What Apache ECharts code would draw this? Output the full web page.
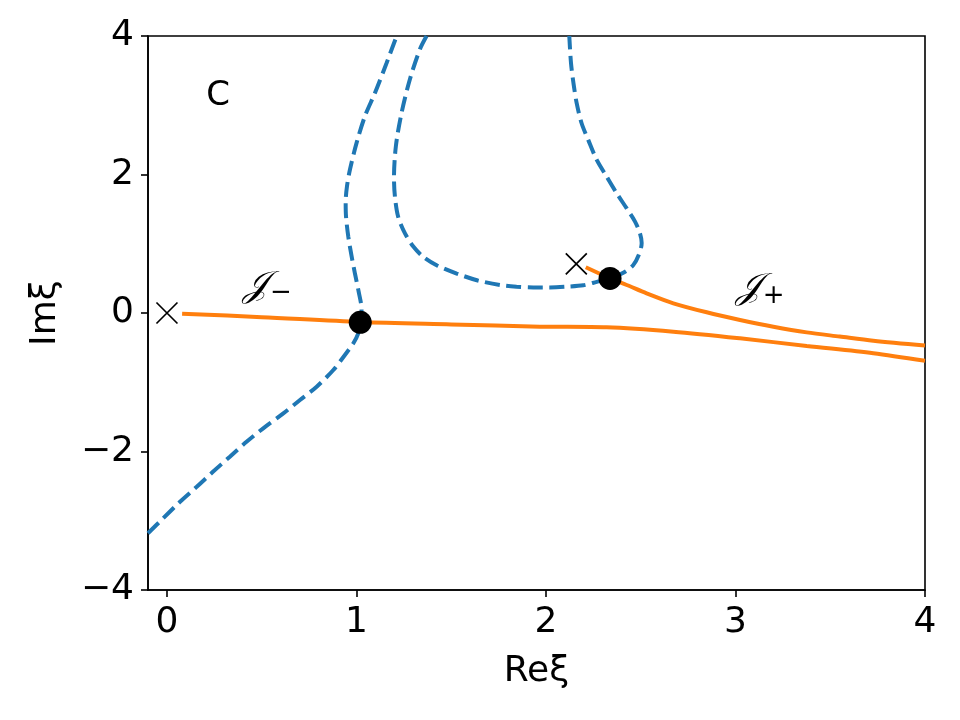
<!DOCTYPE html>
<html>
<head>
<meta charset="utf-8">
<script src="https://cdn.jsdelivr.net/npm/echarts@6/dist/echarts.min.js"></script>
<style>
  html, body { margin: 0; padding: 0; background: #fff; }
  #chart { width: 960px; height: 720px; }
</style>
</head>
<body>
<div id="chart"></div>
<script>
// dashed curves in the xi plane, [Re, Im]
const dashedLeft = [
  [-0.1, -3.18], [-0.02, -2.965], [0.069, -2.725], [0.157, -2.51], [0.244, -2.29],
  [0.332, -2.075], [0.42, -1.86], [0.508, -1.665], [0.614, -1.45], [0.702, -1.256],
  [0.79, -1.064], [0.878, -0.823], [0.939, -0.606], [0.983, -0.44], [1.01, -0.29],
  [1.022, -0.13], [1.027, 0.05], [1.01, 0.33], [0.992, 0.57], [0.975, 0.81],
  [0.957, 1.1], [0.945, 1.39], [0.943, 1.6], [0.95, 1.83], [0.966, 2.075],
  [1.001, 2.46], [1.045, 2.845], [1.098, 3.18], [1.159, 3.61], [1.212, 4.0]
]
const dashedLoop = [
  [1.37, 4.0], [1.335, 3.81], [1.282, 3.375], [1.238, 2.89], [1.208, 2.41],
  [1.198, 1.95], [1.203, 1.68], [1.22, 1.39], [1.256, 1.15],
  [1.3, 0.96], [1.353, 0.81], [1.423, 0.69], [1.529, 0.57], [1.64, 0.47],
  [1.757, 0.404], [1.845, 0.38], [1.933, 0.37], [2.021, 0.37], [2.109, 0.38],
  [2.197, 0.4], [2.268, 0.45], [2.338, 0.5], [2.408, 0.58], [2.46, 0.69],
  [2.49, 0.84], [2.505, 1.01], [2.496, 1.15], [2.47, 1.32], [2.426, 1.51],
  [2.373, 1.73], [2.32, 1.97], [2.268, 2.21], [2.223, 2.5], [2.188, 2.74],
  [2.162, 3.03], [2.145, 3.32], [2.132, 3.61], [2.123, 4.0]
]
// contours J- and J+
const contourMinus = [
  [0.08, -0.01], [0.5, -0.06], [1.02, -0.13], [1.5, -0.165], [1.968, -0.197],
  [2.32, -0.207], [2.672, -0.27], [3.024, -0.366], [3.376, -0.476], [3.727, -0.58],
  [4.0, -0.69]
]
const contourPlus = [
  [2.21, 0.66], [2.338, 0.5], [2.426, 0.404], [2.531, 0.284], [2.672, 0.14],
  [2.848, 0.01], [3.024, -0.1], [3.2, -0.198], [3.376, -0.28], [3.55, -0.34],
  [3.727, -0.4], [4.0, -0.47]
]
const crosses = [[0, 0], [2.16, 0.71]]
const saddles = [[1.02, -0.135], [2.338, 0.5]]
const xTicks = [0, 1, 2, 3, 4]
const notes = [
  { value: [0.27, 3.13], text: 'C' },
  { value: [0.53, 0.38], text: '{j|𝒥}{s|−}' },
  { value: [3.13, 0.35], text: '{j|𝒥}{s|+}' }
]

const FONT = 'DejaVu Sans'
const blue = '#1f77b4'
const orange = '#ff7f0e'

const chart = echarts.init(document.getElementById('chart'))

const dashed = (name, data) => ({
  name, type: 'line', data,
  showSymbol: false, smooth: 0.3, z: 2,
  lineStyle: { color: blue, width: 4, type: [15, 6.5] }
})
const solid = (name, data) => ({
  name, type: 'line', data,
  showSymbol: false, smooth: 0.3, z: 3,
  lineStyle: { color: orange, width: 4 }
})

chart.setOption({
  animation: false,
  textStyle: { fontFamily: FONT },
  grid: {
    left: 148, right: 35, top: 36, bottom: 130,
    show: true, borderColor: '#000', borderWidth: 1.6
  },
  xAxis: {
    type: 'value', min: -0.1, max: 4,
    name: 'Reξ', nameLocation: 'middle', nameGap: 64,
    nameTextStyle: { fontSize: 36, color: '#000', fontFamily: FONT },
    axisLine: { onZero: false, lineStyle: { color: '#000', width: 1.6 } },
    axisTick: { show: true, length: 7, customValues: xTicks, lineStyle: { color: '#000', width: 1.6 } },
    axisLabel: { fontSize: 36, color: '#000', margin: 15, customValues: xTicks, fontFamily: FONT },
    splitLine: { show: false }
  },
  yAxis: {
    type: 'value', min: -4, max: 4, interval: 2,
    name: 'Imξ', nameLocation: 'middle', nameGap: 84, nameRotate: 90,
    nameTextStyle: { fontSize: 36, color: '#000', fontFamily: FONT },
    axisLine: { onZero: false, lineStyle: { color: '#000', width: 1.6 } },
    axisTick: { show: true, length: 7, lineStyle: { color: '#000', width: 1.6 } },
    axisLabel: {
      fontSize: 36, color: '#000', margin: 14, fontFamily: FONT,
      formatter: v => (v < 0 ? '−' + Math.abs(v) : String(v))
    },
    splitLine: { show: false }
  },
  series: [
    dashed('left', dashedLeft),
    dashed('loop', dashedLoop),
    solid('J-', contourMinus),
    solid('J+', contourPlus),
    {
      name: 'poles', type: 'scatter', data: crosses, z: 4,
      symbol: 'path://M0,0L10,10M10,0L0,10', symbolSize: 21,
      itemStyle: { color: 'rgba(0,0,0,0)', borderColor: '#000', borderWidth: 1.7, opacity: 1 }
    },
    {
      name: 'saddles', type: 'scatter', data: saddles, z: 5,
      symbol: 'circle', symbolSize: 23,
      itemStyle: { color: '#000', opacity: 1 }
    },
    {
      name: 'notes', type: 'scatter', symbolSize: 0, z: 6,
      itemStyle: { opacity: 1 },
      data: notes.map(n => ({ value: n.value, text: n.text })),
      label: {
        show: true, position: 'inside', color: '#000',
        fontFamily: FONT, fontSize: 34,
        formatter: p => p.data.text,
        rich: {
          j: { fontSize: 36, fontFamily: 'DejaVu Serif', fontStyle: 'italic', color: '#000' },
          s: { fontSize: 26, color: '#000', verticalAlign: 'bottom', padding: [14, 0, 0, 2] }
        }
      }
    }
  ]
})
</script>
</body>
</html>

SET EXERCISE. Take the listing above and restate it word for word, without its pictures.

THE RESULT.
What Apache ECharts code would draw this? Output the full web page.
<!DOCTYPE html>
<html>
<head>
<meta charset="utf-8">
<script src="https://cdn.jsdelivr.net/npm/echarts@6/dist/echarts.min.js"></script>
<style>
  html, body { margin: 0; padding: 0; background: #fff; }
  #chart { width: 960px; height: 720px; }
</style>
</head>
<body>
<div id="chart"></div>
<script>
// dashed curves in the xi plane, [Re, Im]
const dashedLeft = [
  [-0.1, -3.18], [-0.02, -2.965], [0.069, -2.725], [0.157, -2.51], [0.244, -2.29],
  [0.332, -2.075], [0.42, -1.86], [0.508, -1.665], [0.614, -1.45], [0.702, -1.256],
  [0.79, -1.064], [0.878, -0.823], [0.939, -0.606], [0.983, -0.44], [1.01, -0.29],
  [1.022, -0.13], [1.027, 0.05], [1.01, 0.33], [0.992, 0.57], [0.975, 0.81],
  [0.957, 1.1], [0.945, 1.39], [0.943, 1.6], [0.95, 1.83], [0.966, 2.075],
  [1.001, 2.46], [1.045, 2.845], [1.098, 3.18], [1.159, 3.61], [1.212, 4.0]
]
const dashedLoop = [
  [1.37, 4.0], [1.335, 3.81], [1.282, 3.375], [1.238, 2.89], [1.208, 2.41],
  [1.198, 1.95], [1.203, 1.68], [1.22, 1.39], [1.256, 1.15],
  [1.3, 0.96], [1.353, 0.81], [1.423, 0.69], [1.529, 0.57], [1.64, 0.47],
  [1.757, 0.404], [1.845, 0.38], [1.933, 0.37], [2.021, 0.37], [2.109, 0.38],
  [2.197, 0.4], [2.268, 0.45], [2.338, 0.5], [2.408, 0.58], [2.46, 0.69],
  [2.49, 0.84], [2.505, 1.01], [2.496, 1.15], [2.47, 1.32], [2.426, 1.51],
  [2.373, 1.73], [2.32, 1.97], [2.268, 2.21], [2.223, 2.5], [2.188, 2.74],
  [2.162, 3.03], [2.145, 3.32], [2.132, 3.61], [2.123, 4.0]
]
// contours J- and J+
const contourMinus = [
  [0.08, -0.01], [0.5, -0.06], [1.02, -0.13], [1.5, -0.165], [1.968, -0.197],
  [2.32, -0.207], [2.672, -0.27], [3.024, -0.366], [3.376, -0.476], [3.727, -0.58],
  [4.0, -0.69]
]
const contourPlus = [
  [2.21, 0.66], [2.338, 0.5], [2.426, 0.404], [2.531, 0.284], [2.672, 0.14],
  [2.848, 0.01], [3.024, -0.1], [3.2, -0.198], [3.376, -0.28], [3.55, -0.34],
  [3.727, -0.4], [4.0, -0.47]
]
const crosses = [[0, 0], [2.16, 0.71]]
const saddles = [[1.02, -0.135], [2.338, 0.5]]
const xTicks = [0, 1, 2, 3, 4]
const notes = [
  { value: [0.27, 3.13], text: 'C' },
  { value: [0.53, 0.38], text: '{j|𝒥}{s|−}' },
  { value: [3.13, 0.35], text: '{j|𝒥}{s|+}' }
]

const FONT = 'DejaVu Sans'
const blue = '#1f77b4'
const orange = '#ff7f0e'

const chart = echarts.init(document.getElementById('chart'))

const dashed = (name, data) => ({
  name, type: 'line', data,
  showSymbol: false, smooth: 0.3, z: 2,
  lineStyle: { color: blue, width: 4, type: [15, 6.5] }
})
const solid = (name, data) => ({
  name, type: 'line', data,
  showSymbol: false, smooth: 0.3, z: 3,
  lineStyle: { color: orange, width: 4 }
})

chart.setOption({
  animation: false,
  textStyle: { fontFamily: FONT },
  grid: {
    left: 148, right: 35, top: 36, bottom: 130,
    show: true, borderColor: '#000', borderWidth: 1.6
  },
  xAxis: {
    type: 'value', min: -0.1, max: 4,
    name: 'Reξ', nameLocation: 'middle', nameGap: 64,
    nameTextStyle: { fontSize: 36, color: '#000', fontFamily: FONT },
    axisLine: { onZero: false, lineStyle: { color: '#000', width: 1.6 } },
    axisTick: { show: true, length: 7, customValues: xTicks, lineStyle: { color: '#000', width: 1.6 } },
    axisLabel: { fontSize: 36, color: '#000', margin: 15, customValues: xTicks, fontFamily: FONT },
    splitLine: { show: false }
  },
  yAxis: {
    type: 'value', min: -4, max: 4, interval: 2,
    name: 'Imξ', nameLocation: 'middle', nameGap: 84, nameRotate: 90,
    nameTextStyle: { fontSize: 36, color: '#000', fontFamily: FONT },
    axisLine: { onZero: false, lineStyle: { color: '#000', width: 1.6 } },
    axisTick: { show: true, length: 7, lineStyle: { color: '#000', width: 1.6 } },
    axisLabel: {
      fontSize: 36, color: '#000', margin: 14, fontFamily: FONT,
      formatter: v => (v < 0 ? '−' + Math.abs(v) : String(v))
    },
    splitLine: { show: false }
  },
  series: [
    dashed('left', dashedLeft),
    dashed('loop', dashedLoop),
    solid('J-', contourMinus),
    solid('J+', contourPlus),
    {
      name: 'poles', type: 'scatter', data: crosses, z: 4,
      symbol: 'path://M0,0L10,10M10,0L0,10', symbolSize: 21,
      itemStyle: { color: 'rgba(0,0,0,0)', borderColor: '#000', borderWidth: 1.7, opacity: 1 }
    },
    {
      name: 'saddles', type: 'scatter', data: saddles, z: 5,
      symbol: 'circle', symbolSize: 23,
      itemStyle: { color: '#000', opacity: 1 }
    },
    {
      name: 'notes', type: 'scatter', symbolSize: 0, z: 6,
      itemStyle: { opacity: 1 },
      data: notes.map(n => ({ value: n.value, text: n.text })),
      label: {
        show: true, position: 'inside', color: '#000',
        fontFamily: FONT, fontSize: 34,
        formatter: p => p.data.text,
        rich: {
          j: { fontSize: 36, fontFamily: 'DejaVu Serif', fontStyle: 'italic', color: '#000' },
          s: { fontSize: 26, color: '#000', verticalAlign: 'bottom', padding: [14, 0, 0, 2] }
        }
      }
    }
  ]
})
</script>
</body>
</html>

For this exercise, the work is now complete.